Réunis pour leur capacité à faire évoluer les récits sur la colonisation et la guerre d’Algérie, différents auteurs, issus pour la plupart de la nouvelle génération, étaient invités à présenter leurs travaux respectifs. A commencer par Dorothée Myriam Kellou, trentenaire franco-algérienne, qui a mis 8 années afin de réaliser son premier long métrage dans le village de ses grands-parents, Mansourah, non loin de la frontière marocaine : « J’ai réussi à soigner cette blessure de la colonisation en perçant le secret des camps. C’est la découverte des regroupements de population et le travail de mémoire que j’ai effectué dessus qui m’a permis de faire la paix avec mon identité ». « Tirer un fil pour récupérer la mémoire d’un passé rompu »
En 1962, plus de deux millions d’Algériens sont regroupés dans ces camps créés par l’armée française. Au total, plus de la moitié de la population rurale algérienne sera déplacée pendant la guerre. Pour Dorothée, il s’agit de « tirer un fil pour récupérer la mémoire d’un passé rompu ». Comment alors engager ce travail à la fois de déconstruction de l’idéologie coloniale et de transmission aux futures générations. Bastien Dubois, dont le grand-père a fait la guerre pendant deux ans au sein de l’armée française, a réalisé un documentaire fiction sur le refus éprouvé par son grand-père de parler de cette période. Il s’est aperçu au fur et à mesure que c’était lui qui avait du mal à entendre la violence de la réalité. C’est ce qui lui a donné envie de creuser pour notamment faire la lumière sur son passé familial et la période coloniale. Une période au cours de laquelle les êtres humains n’ont pas été les seuls à être massacrés. En effet, selon Seham Boutata, « l’oiseau m’a permis de mettre l’Algérie sur le divan ». A travers son podcast sur le chardonneret, elle nous invite à voyager avec ce petit oiseau sur le territoire algérien. Le chardonneret, dont seulement 5% vit en liberté, est ce « passeur » qui libère la parole et émerveille les visages lorsqu’il est évoqué dans une conversation. Dans une Algérie encore traumatisée par la guerre civile, est-ce alors l’oiseau ou l’Algérien qui est en cage ? Le travail effectué par Farah à travers le site Récits d’Algérie représente parfaitement ce besoin existentiel de la transmission en collectant et transmettant les récits des aînés. Les témoignages concernant les nombreuses exactions par l’armée française permettent de rendre visible des souffrances parfois intériorisées. On comprend en quoi la question de la transmission est fondamentale pour aborder l’avenir sereinement. En outre, elle ne peut pas être abordée sans la question de l’héritage. « Assumer d’où l’on parle et comment on parle afin de sortir du piège de la communauté »

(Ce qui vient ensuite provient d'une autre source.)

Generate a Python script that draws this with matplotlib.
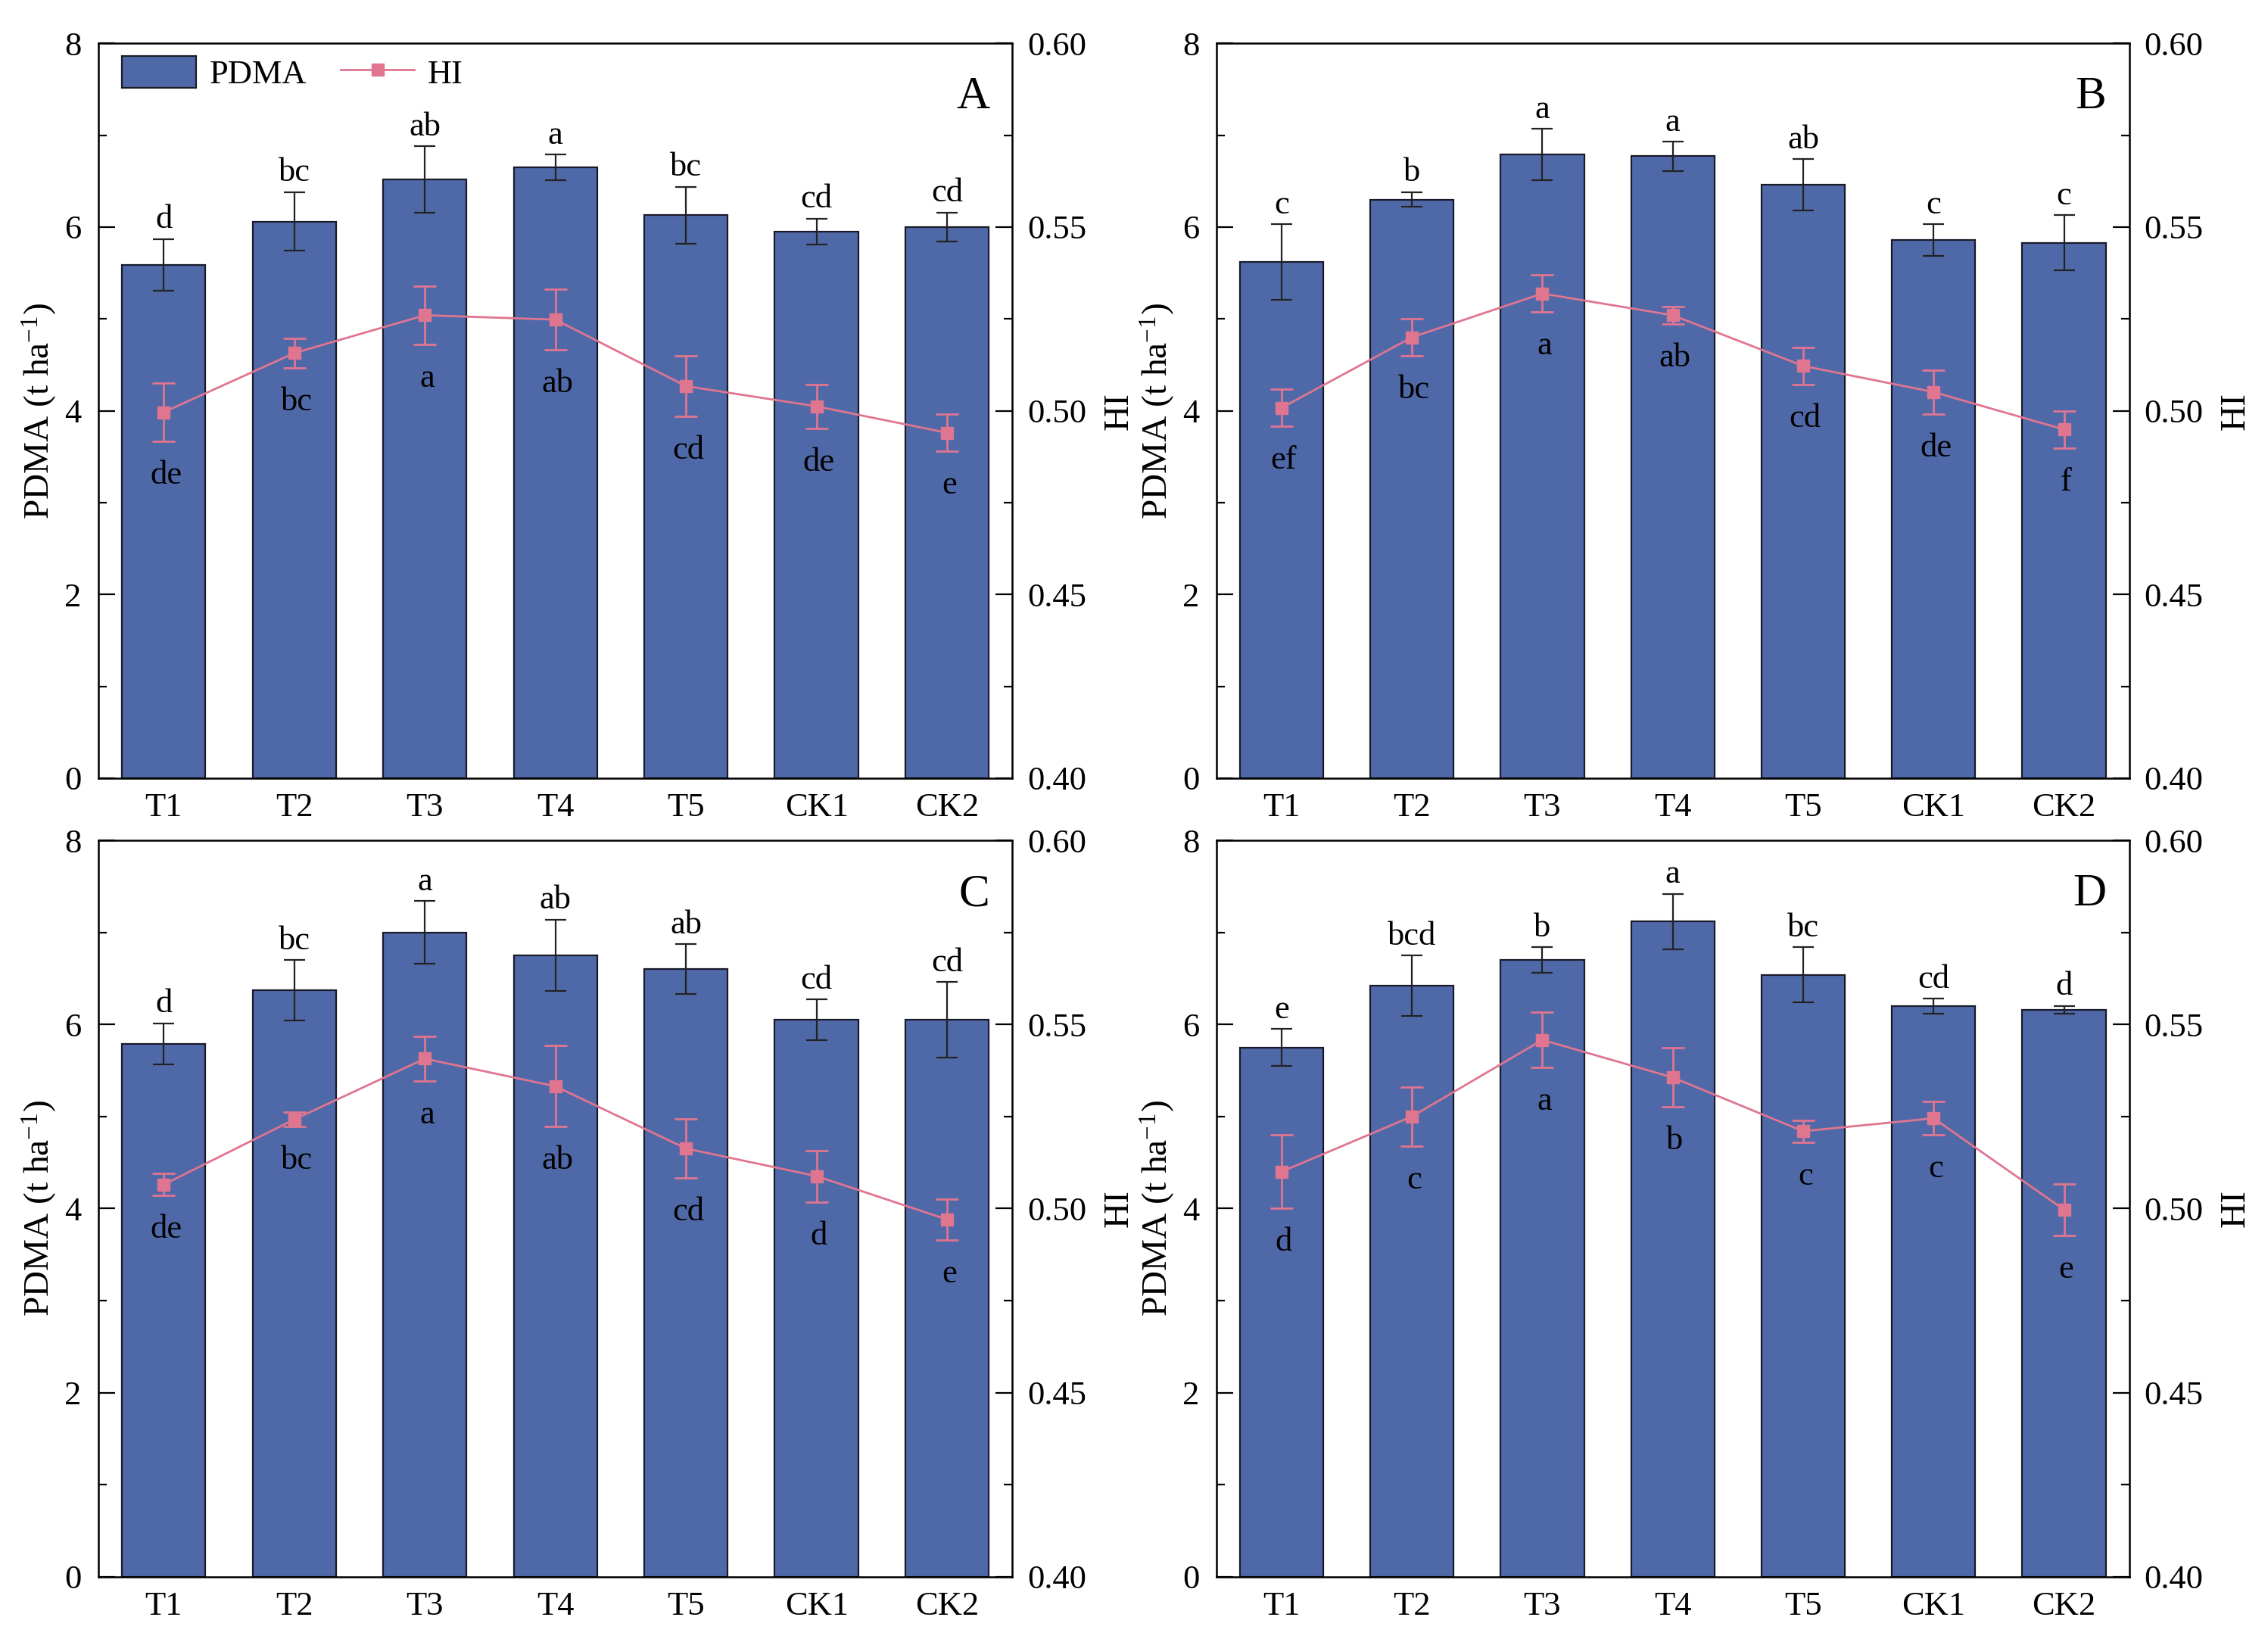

Faïza Guène, qui en est à son sixième roman, rappelle qu’il y a 5 à 6 millions de Français d’origine algérienne aujourd’hui. Elle insiste sur l’augmentation d’une islamophobie décomplexée qui a surgit au lendemain des attentats terroristes de 2015 à Paris où l’ancien ministre Jean-Pierre Chevènement avait par exemple affirmé que « les musulmans devaient se tenir discret ». Dans cette confusion, comment résoudre cette quête de légitimité qui fait encore défaut ? Selon Faïza, il s’agit d’avantage « d’assumer d’où l’on parle et comment on parle afin de sortir du piège de la communauté ». Il s’agit d’effectuer un travail de déculpabilisation afin de vivre pleinement et dignement son identité multiple. Pour Lina Soualem, « la reconnaissance sociale est la base pour exister ». Le silence – sujet du film qu’elle a réalisé – représente la douleur du déracinement. Il s’agit là d’un silence collectif. Expliquer les raisons de ce silence permet de soigner les blessures engendrées par le déracinement. Enfin, Justine Perez, co-autrice du podcast La sauce algérienne, partenaire de l’évènement, affirme que « pour se réapproprier nos mémoires, il existe un sentiment d’urgence sur les témoins qui vont disparaître ». Selon elle, c’est à travers la connaissance de cet héritage qu’un « bain culturel commun » pacifié pourra prendre forme. La conférence s’est conclue à travers un échange avec le public. Il en est notamment ressorti que les intervenants des nombreuses réunions et conférences sur la guerre d’Algérie sont majoritairement d’origines françaises. Cette invisibilisation des Algériens interpelle. Un sentiment de frustration légitime à l’heure où il serait temps que les Algériens puissent cohabiter en paix et librement avec les chardonnerets.